Many people made contact for the first time in their lives after losing jobs during the Covid-19 pandemic, the charity said.
Its advisors gave one-to-one advice to 1.1m people in 2020, which it said averages to 12 people a minute.
It also amassed a record-breaking 47.7m website page views, a 23% rise on 2019.
“We’re seeing people who have always been employed, say for 20 years at the same company, and need help navigating the benefits system for the first time after being made redundant,” said Jamie McGlynn, a contact centre manager.
The statistics, shared exclusively with the BBC, showed of 481,834 people seeking advice on benefits, 351,620 (73%) had never asked the charity for help before.
Similarly, 146,774 (83%) of 175,852 people needing help with employment issues sought advice for the first time.
“It’s really very sad,” said Mr McGlynn. “All we can do is keep going and do our best for them.
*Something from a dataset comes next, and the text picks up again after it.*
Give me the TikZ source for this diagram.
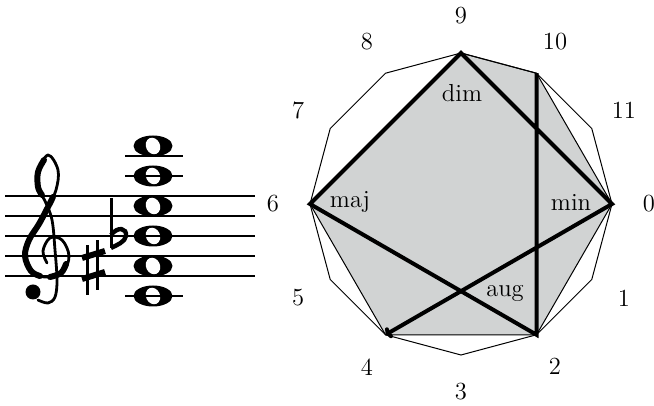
\documentclass[tikz,border=0pt]{standalone}
\usepackage{tikz}
\usetikzlibrary{arrows.meta,calc}
\definecolor{ink}{HTML}{000000}
\definecolor{chordgrey}{HTML}{D1D3D3}
\tikzset{
  every node/.style={text=ink, font=\fontsize{12.3}{14.5}\selectfont},
  numlabel/.style={inner sep=0pt},
  chordlabel/.style={inner sep=1pt},
  staffline/.style={draw=ink, line width=1pt},
  ledger/.style={draw=ink, line width=1.1pt},
  clefstroke/.style={draw=ink, line width=1.4pt, line cap=round, line join=round},
  clefheavy/.style={draw=ink, line width=3pt, line cap=round, line join=round},
  accstroke/.style={draw=ink, line width=1.5pt},
  accbar/.style={draw=ink, line width=3pt},
  thinedge/.style={draw=ink, line width=.5pt},
  voice/.style={draw=ink, line width=2pt, -{To[length=3pt,width=6pt]}}
}

\begin{document}
\begin{tikzpicture}[x=0.5pt,y=0.5pt]
\useasboundingbox (0,0) rectangle (654,406);

% Chord on the staff: C F# Bb E A D, stacked in fourths.
\foreach \h in {110,140,170,200,230,260} {
  \fill[ink] (153,\h) ellipse [x radius=19.5, y radius=10.5];
  \fill[white] (153,\h) ellipse [x radius=7, y radius=8.5, rotate=25];
}
\foreach \s in {130,150,...,210}
  \draw[staffline] (5,\s) -- (255,\s);
\foreach \s in {110,230,250}
  \draw[ledger] (125,\s) -- (183,\s);

% Treble clef, drawn by hand.
\draw[clefstroke] plot[smooth, tension=.6] coordinates {
  (47,143) (43,155) (50,168) (62,166) (69,150) (63,134) (48,129)
  (33,133) (25,150) (29,166) (39,182) (48,199) (56,216) (58,236)
  (48,251) (38,234) (38,218) (45,205) (52,186) (55,156) (57,126)
  (55,109) (48,103) (38,106)};
\draw[clefheavy] plot[smooth, tension=.6] coordinates {
  (40,130) (31,135) (25,150) (29,166) (39,182) (48,199) (53,209)};
\draw[clefheavy] plot[smooth, tension=.6] coordinates {
  (44,246) (38,234) (38,219) (42,211)};
\draw[clefheavy] plot[smooth, tension=.6] coordinates {
  (66,142) (61,133) (50,129)};
\fill[ink] (33,114) circle [radius=7.5];

% Sharp and flat.
\draw[accstroke] (87,111) -- (87,161);
\draw[accstroke] (97,116) -- (97,166);
\draw[accbar] (82,148) -- (105,155);
\draw[accbar] (82,127) -- (105,134);
\draw[accstroke] (111,208) -- (111,158);
\draw[accstroke, line width=2.2pt] (111,171) .. controls (118,180) and (127,178) .. (126,170)
  .. controls (125,164) and (117,161) .. (111,158);

% Pitch-class circle.
\coordinate (c) at (461,202);
\foreach \k in {0,...,11} {
  \coordinate (v\k) at ($(c)+({-30*\k}:151)$);
  \node[numlabel] (n\k) at ($(c)+({-30*\k}:188)$) {\k};
}

\fill[chordgrey] (v9) -- (v10) -- (v0) -- (v2) -- (v4) -- (v6) -- cycle;
\draw[thinedge] (v0) \foreach \k in {1,...,11} { -- (v\k) } -- cycle;
\draw[thinedge] (v9) -- (v10) -- (v0) -- (v2) -- (v4) -- (v6) -- cycle;

\draw[voice] (v10) -- (v2) -- (v6) -- (v9) -- (v0) -- (v4);

\node[chordlabel] (dim) at (462,313) {dim};
\node[chordlabel] (maj) at (350,204) {maj};
\node[chordlabel] (min) at (571,204) {min};
\node[chordlabel] (aug) at (505,113) {aug};

\end{tikzpicture}
\end{document}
“We’d usually expect it to quieten down at Christmas, but we’re on track to see double the number of people as last December.”
The most recent unemployment rate – for August to October – was 4.9%, according to the Office for National Statistics (ONS), which means 1.69 million people were unemployed.
As the first lockdowns began across Europe in March, advice pages on claiming refunds for cancelled holidays were most popular, before searches on sick pay surged.
When the government advised the population to stay at home, pages offering guidance relating to redundancy and universal credit became the most visited.
In June, it reported seeing people becoming “increasingly concerned” about redundancy.
When restrictions were tightened due to a second wave of infections in November, trends spiked in people searching for answers on self-isolation and rules around meeting other people.
Laiza, a nurse from Middlesbrough, was working for a private hospital on a mental health ward in early 2020, but lost her job when it was forced to close in March and patients were moved home.
The 54 year old, who had been working on a zero-hours contact, said by May she had “no money for food”, with her “gas and electricity down to almost zero on the meter”.
After seeking advice from the charity, Laiza managed to secure an advance payment on her universal credit before finding a job as a permanent nurse.
“The advisers really looked after me, they were always checking on me to see if I was OK,” she added.
Top five most-searched terms on the Citizens Advice website in 2020:
Source: Citizens Advice
Alistair Cromwell, acting CEO of Citizens Advice, said the data allowed the charity to “map the trajectory of the pandemic and its effect on people’s lives”.
“But the one constant has been the demand for advice,” he said.
“Over the past 10 months our frontline advisers have helped more than a million people, each with their own story and struggle.”